High Rock Park is the ideal location for the sculpture not only because of its beauty, but because it has been known as place of solace and healing for hundreds of years, said Dee Sarno, coordinator of the dedication ceremony and former executive director of Saratoga Arts.

The waters from the springs in High Rock Park are said to have healed Sir William Johnson who, while suffering from a nagging wound received at the Battle of Lake George, was brought to the springs in the late 1700s by Native Americans, Sarno recounted.

During Sunday’s ceremony, music was interspersed with speeches. A viola, a violin, a cello and a guitar played classical melodies, which, like the sculpture, seemed to express a mixture of sorrow and hope.

Van Alstine attempted to described the sentiment the sculpture is meant to convey: “If you’re familiar with the Roman god Janus — it’s the god that looked forward and backward at the same time — I sort of see this sculpture doing exactly that.

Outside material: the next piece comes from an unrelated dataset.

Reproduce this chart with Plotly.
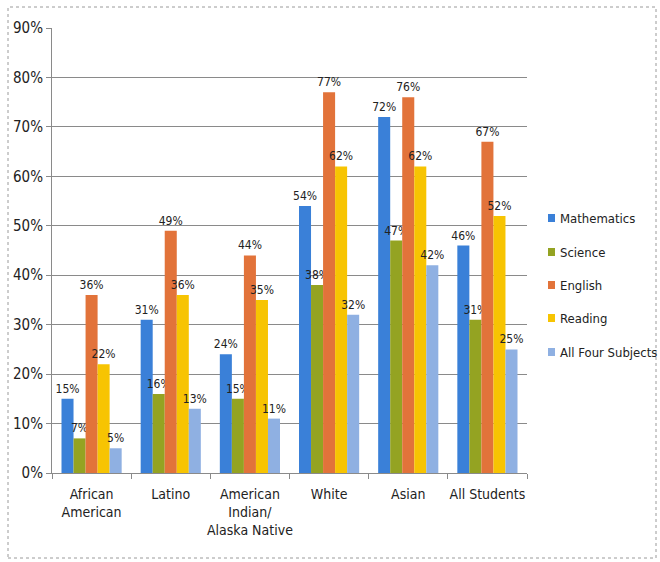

We’re looking back, and honoring and remembering, but we’re also looking forward and looking up, and so in a way, we hope that it’s a healing experience when people come and view it and spend time with it.”

“The steel is tortured, there’s no doubt about,” he commented following the ceremony, appraising the twisted metal that he and many other volunteers worked on for about six weeks. “It conveys events and the whole collapse, but [we tried] to assemble it in a way that was uplifting. … It’s a bit like a phoenix. I know that’s sort of a worn-out analogy, but that’s really what we were aiming for,” he explained.

Personal views

Looking at the sculpture from a certain angle, the shape of a bird might be envisioned, and from another angle, perhaps the grace of uplifted wings.

“That’s the wonderful thing about abstract work, is people bring their own backgrounds and feelings and it mixes with what we have here and they come up with something personal,” Van Alstine said.

When Don Killoran of Guilderland looked at the sculpture Sunday, he said it made him feel strength. He was in Greece at the time of the terrorist attacks and remembers being able to at first only get scraps of news about the attacks, and the fear he felt.

Art Cossart, retired foreman from the Iron Workers Local 12 in Albany worked with four other volunteer iron workers on the sculpture. When he looked at it Sunday, he saw afresh the destruction that occurred on 9/11.

“Those pieces, when you look at it, it used to be I-beams and H-beams. They look like bent plates now, from the impact,” he said, eyeing the heat-damaged girders. “When the people look at it, whether they can see the beauty in it, they can see the devastation that did happen and that’s our main thing, is let’s not forget that. And let’s honor the memory of those people that gave their lives in that incident too,” he said.

There were opponents to the “Tempered by Memory” project who said that a memorial made from remnants of the World Trade Center would conjure up nothing but bad memories, Sarno said.

“It’s true, it is a memory of something horrific that happened, but it also shows the power of the people to cope and move forward,” she pointed out. “I think it reaches up to the stars, and that’s what I see when I look at it. … It is beautiful.”